箸が転がっても泣ける年頃

f:id:yanakaan:20170920075945j:plain ©水木しげる

【腺】生物体の内にあって、分泌・排泄を受け持つ器官。(新明解国語辞典

人間は年を取ると、脳や足腰の衰えもさることながら、おしなべて「腺」関係が緩くなってくる。いろんなものが漏れやすくなる、と言い換えてもいい。

排泄関係に関しては治五郎の場合、大・小を問わず我慢できる時間が短くなった。トイレ設備のない長距離バスに乗ったりして、渋滞に巻き込まれでもしようものなら想像するだに身の毛のよだつ事態になるから、そういうものには決して乗らない。

幸い、クシャミをしたら「あ、出ちゃった」という経験はまだないので、おむつを装着してからでないと外出できないという状況には至っていない。(しかし、出たか出てないかを自分じゃ認知できない人の割合は、増加の一途をたどっているようだ)
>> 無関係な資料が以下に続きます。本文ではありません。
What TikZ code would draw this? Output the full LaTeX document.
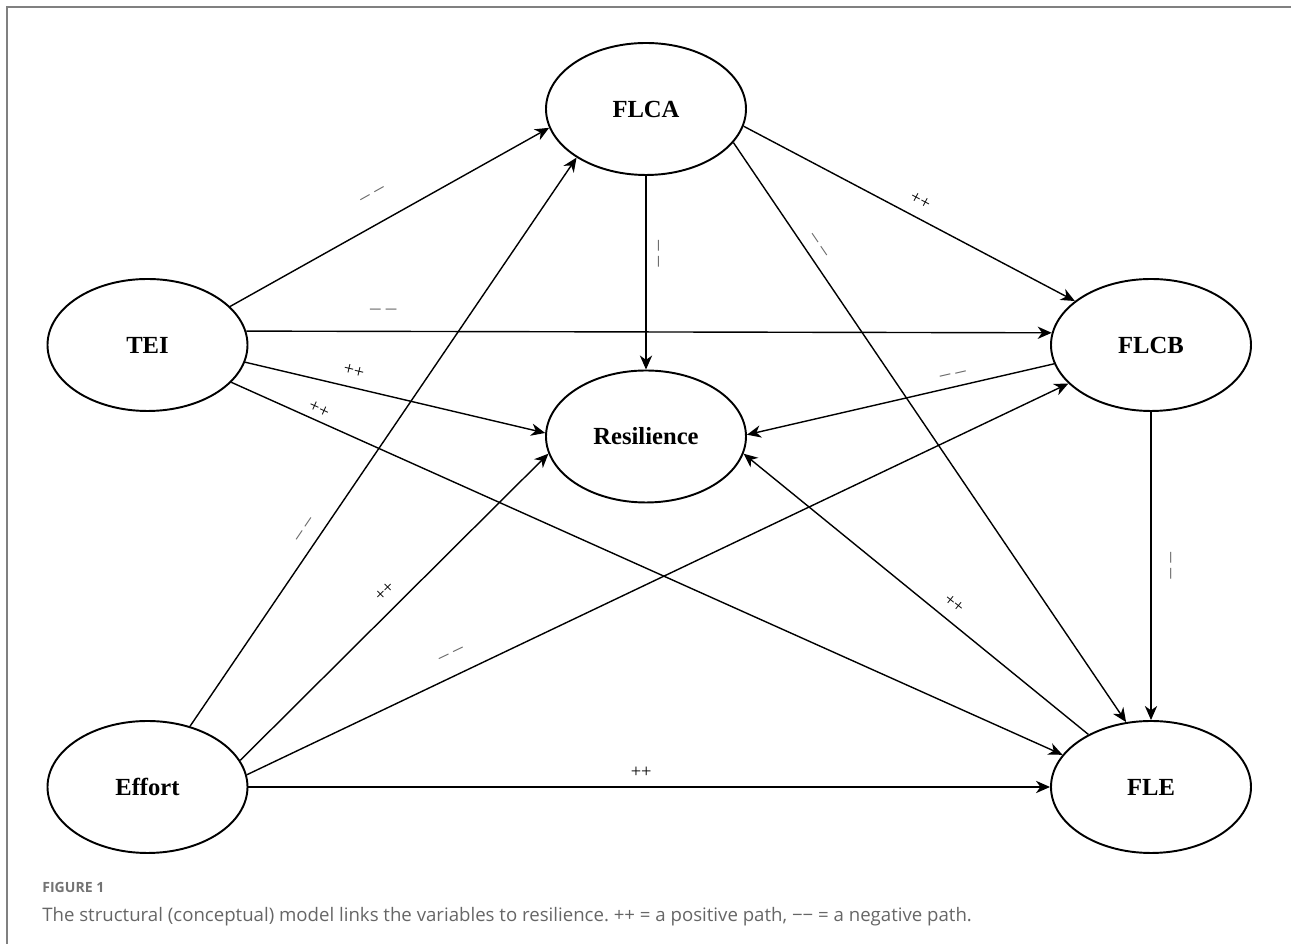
\documentclass[tikz,border=0pt]{standalone}
\usepackage{fontspec}
\setmainfont{Liberation Serif}
\newfontfamily\capfont{Open Sans}
\usepackage{tikz}
\usetikzlibrary{arrows.meta, shapes.geometric}
\frenchspacing

\begin{document}
\begin{tikzpicture}[
    latent/.style={draw, ellipse, line width=1.1pt, minimum width=4.0cm,
                   minimum height=2.64cm, inner sep=0pt, font=\fontsize{14}{16}\selectfont\bfseries},
    link/.style={line width=0.8pt, -{Stealth[length=8pt, width=7pt, inset=2.5pt]}},
    poslbl/.style={sloped, above=#1, inner sep=0pt, font=\fontsize{10.5}{12}\selectfont},
    neglbl/.style={sloped, above=#1, inner sep=0pt, text=black!60, font=\fontsize{12}{14}\selectfont},
    pageline/.style={draw=black!50, line width=0.7pt},
    caphead/.style={anchor=base west, inner sep=0pt, text=black!55, font=\capfont\fontsize{8}{10}\selectfont\bfseries},
    captext/.style={anchor=base west, inner sep=0pt, text=black!60, font=\capfont\fontsize{10.6}{12}\selectfont},
]
\useasboundingbox (0,0) rectangle (25.82,18.88);
\draw[pageline] (0.14,0) |- (25.82,18.74);

% === Latent variables ===
\node[latent] (flca)   at (12.92, 16.70) {FLCA};
\node[latent] (tei)    at (2.95, 11.98)  {TEI};
\node[latent] (flcb)   at (23.02, 11.98) {FLCB};
\node[latent] (res)    at (12.92, 10.15) {Resilience};
\node[latent] (effort) at (2.95, 3.14)   {Effort};
\node[latent] (fle)    at (23.02, 3.14)  {FLE};

% === Paths from TEI ===
\draw[link] (tei.25) -- (flca.191) node[neglbl=13.5pt, pos=0.49] (l1) {\textendash\ \textendash};
\draw[link] (tei.8) -- (flcb.173) node[neglbl=9pt, pos=0.17] (l2) {\textendash\ \textendash};
\draw[link] (tei.-10) -- (res.178) node[poslbl=6pt, pos=0.35] (l3) {++};
\draw[link] (tei.-24) -- (fle.160) node[poslbl=3pt, pos=0.10] (l4) {++};

% === Paths from Effort ===
\draw[link] (effort.55) -- (flca.215) node[neglbl=6.4pt, pos=0.33] (l5) {\textendash\ \textendash};
\draw[link] (effort.16) -- (res.190) node[poslbl=6.8pt, pos=0.51] (l6) {++};
\draw[link] (effort.7) -- (flcb.205) node[neglbl=9.4pt, pos=0.26] (l7) {\textendash\ \textendash};
\draw[link] (effort) -- (fle) node[poslbl=5pt, pos=0.49] (l8) {++};

% === Paths from FLCA ===
\draw[link] (flca) -- (res) node[neglbl=4pt, pos=0.40] (l9) {\textendash\ \textendash};
\draw[link] (flca.-10) -- (flcb.150) node[poslbl=6.2pt, pos=0.51] (l10) {++};
\draw[link] (flca.-21) -- (fle.111) node[neglbl=4.7pt, pos=0.19] (l11) {\textendash\ \textendash};

% === Paths from FLCB and FLE ===
\draw[link] (flcb.191) -- (res.1) node[neglbl=4.1pt, pos=0.32] (l12) {\textendash\ \textendash};
\draw[link] (flcb) -- (fle) node[neglbl=8pt, pos=0.50] (l13) {\textendash\ \textendash};
\draw[link] (fle.140) -- (res.-10) node[poslbl=6pt, pos=0.42] (l14) {++};

% === Caption ===
\node[caphead] (fighead) at (0.84, 1.02) {FIGURE 1};
\node[captext] (figtext) at (0.84, 0.44) {The structural (conceptual) model links the variables to resilience. ++ = a positive path, −− = a negative path.};

\end{tikzpicture}
\end{document}
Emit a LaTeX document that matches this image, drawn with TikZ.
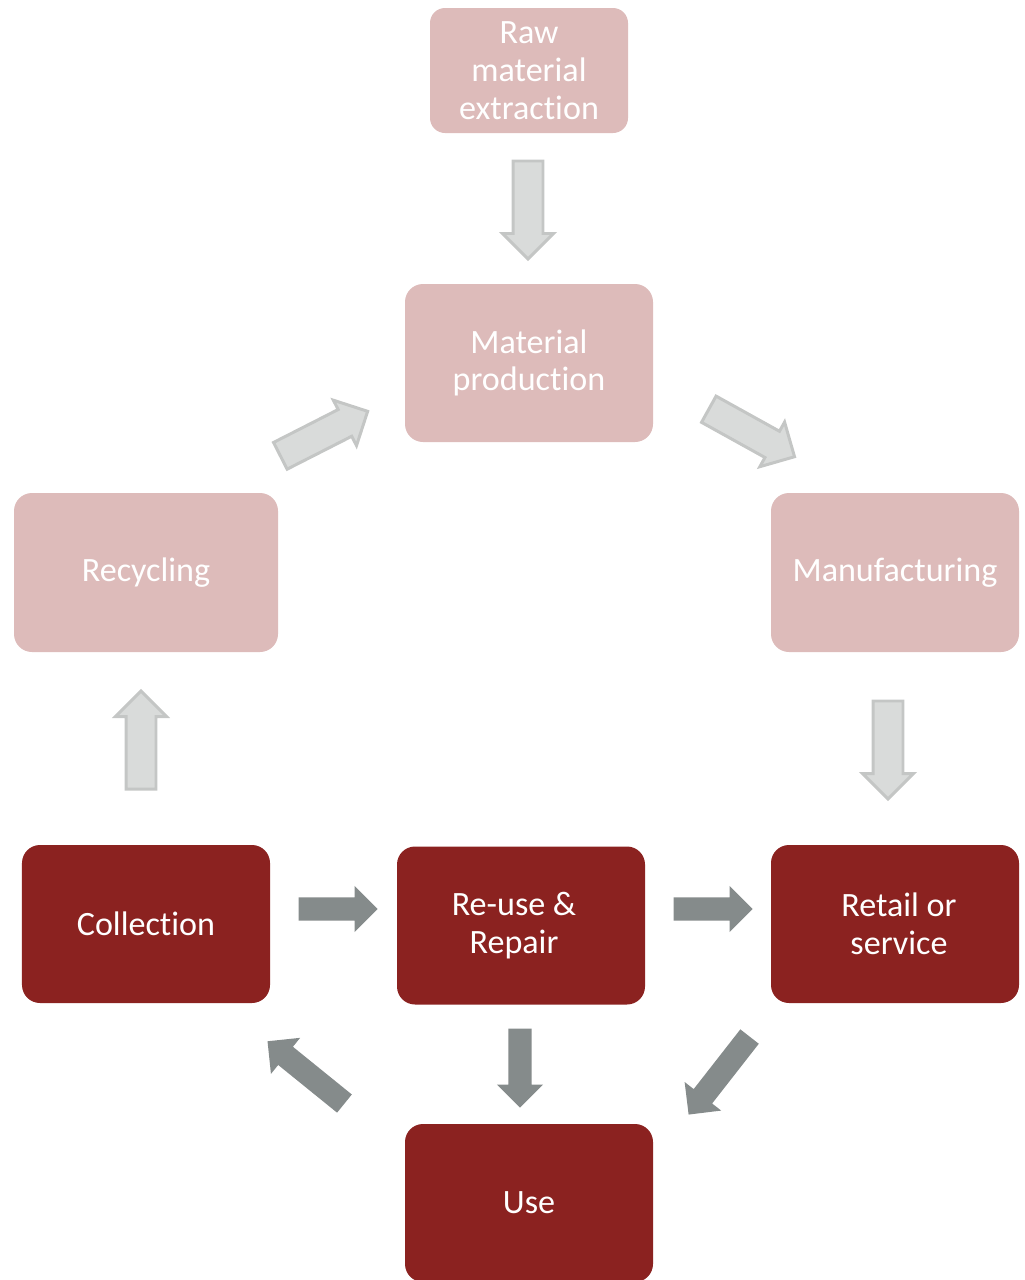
\documentclass[tikz,border=0pt]{standalone}
\usepackage{fontspec}
\setmainfont{Carlito}[Ligatures=NoCommon]
\usepackage{tikz}
\usetikzlibrary{shapes,shapes.arrows,positioning}

\definecolor{palered}{HTML}{DDBBBA}
\definecolor{darkred}{HTML}{8B2220}
\definecolor{palearrow}{HTML}{D9DBDA}
\definecolor{paleedge}{HTML}{C4C6C5}
\definecolor{darkarrow}{HTML}{858B8B}

\begin{document}
\begin{tikzpicture}[thick, every text node part/.style={align=center},
  stage/.style={rectangle, rounded corners=0.36cm, text=white, inner sep=0pt,
    minimum width=4.96cm, minimum height=3.16cm,
    font=\fontsize{19.4}{21.5}\selectfont},
  earlystage/.style={stage, fill=palered},
  latestage/.style={stage, fill=darkred},
  palearr/.style={single arrow, anchor=tail, fill=palearrow, draw=paleedge, line width=1.7pt,
    minimum height=1.96cm, inner xsep=0pt, inner ysep=0.27cm,
    single arrow head extend=0.21cm},
  darkarr/.style={single arrow, anchor=tail, fill=darkarrow, draw=none,
    minimum height=1.58cm, inner xsep=0pt, inner ysep=0.22cm,
    single arrow head extend=0.23cm}]
\useasboundingbox (0,0) rectangle (20.48,-25.6);
\draw
  node (raw) at (10.58,-1.41)[earlystage, rounded corners=0.3cm, minimum width=3.96cm, minimum height=2.5cm]{Raw \\ material \\ extraction}
  node (matprod) at (10.58,-7.26)[earlystage]{Material \\ production}
  node (recycling) at (2.92,-11.45)[earlystage, minimum width=5.28cm, minimum height=3.18cm]{Recycling}
  node (manufact) at (17.9,-11.45)[earlystage, minimum height=3.18cm]{Manufacturing}
  node (collect) at (2.92,-18.48)[latestage]{Collection}
  node (reuse) at (10.42,-18.51)[latestage]{Re-use \&\hspace*{0.28cm} \\ Repair\hspace*{0.28cm}}
  node (retail) at (17.9,-18.48)[latestage]{\hspace*{0.16cm}Retail or \\ \hspace*{0.16cm}service}
  node (use) at (10.58,-24.06)[latestage]{Use};
% pale arrows
\draw
  node (rawmat) at (10.56,-3.19)[palearr, rotate=-90]{}
  node (recmat) at (5.58,-9.13)[palearr, rotate=27]{}
  node (matman) at (14.15,-8.17)[palearr, rotate=-29]{}
  node (manret) at (17.76,-13.99)[palearr, rotate=-90]{}
  node (colrec) at (2.82,-15.81)[palearr, rotate=90]{};
% dark arrows
\draw
  node (colreu) at (5.96,-18.18)[darkarr]{}
  node (reuret) at (13.46,-18.18)[darkarr]{}
  node (reuuse) at (10.40,-20.56)[darkarr, rotate=-90]{}
  node (retuse) at (15.0,-20.72)[darkarr, minimum height=1.98cm, rotate=-128]{}
  node (usecol) at (6.9,-22.08)[darkarr, minimum height=1.98cm, rotate=141]{};
\end{tikzpicture}
\end{document}
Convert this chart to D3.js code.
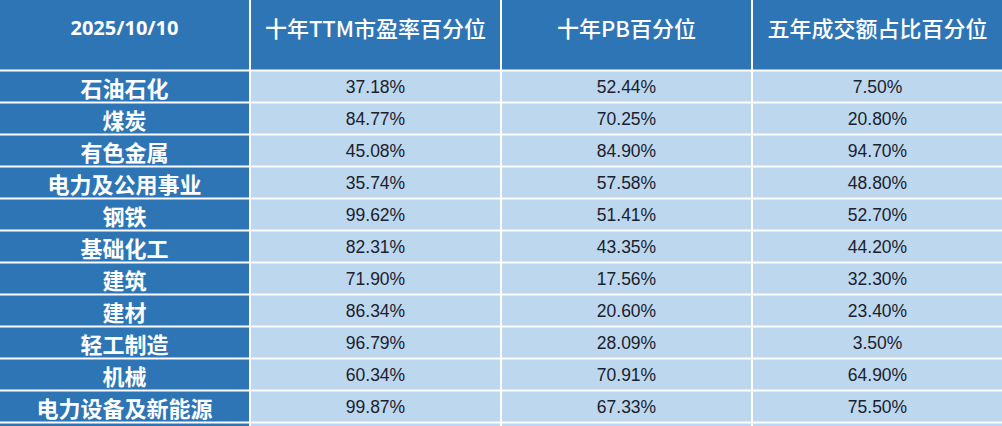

ワシの現下の問題は、涙腺が劇的に緩くなってきたことだ。

わが涙腺の歴史に触れるなら、予兆は思春期から見られた。国語の授業で宮沢賢治「永訣の朝」を朗読させられていたら突然、変な声を発して後が続かなくなり、クラスメートの脅えたような視線を集めたのが最初だったろうか。

小説を読んだり映画を見たり、歌を聴いたりしていて突如、滂沱の涙に襲われて慌てるような事態は何度もあった。「感受性が豊かなのよ」と気休めを言う人もいたが、なあに単なる「泣き虫」であり、真因は涙腺という分泌器官の脆弱さにある。

近年は、何でもないことで泣くのが〝常態〟と化してきた。映画・ドラマで言うと、ストーリーや場面が「悲しい」とか「感動的」とかいうこととは関係ない。

例えば、もう全作を何度となく見た喜劇映画「男はつらいよ」。普通の人は、時々「ホロっと来る」ことはあっても、大泣きするようなことはないだろう。

ところがワシときたら、脚本・演出や俳優の演技を「うまい!」と感じた途端、もうダメです。涙が止まらなくなる。さながら平成の「子泣き爺」=上図=である。

病院に行くとしたら眼科だろうか、内科だろうか、それとも精神科だろうか。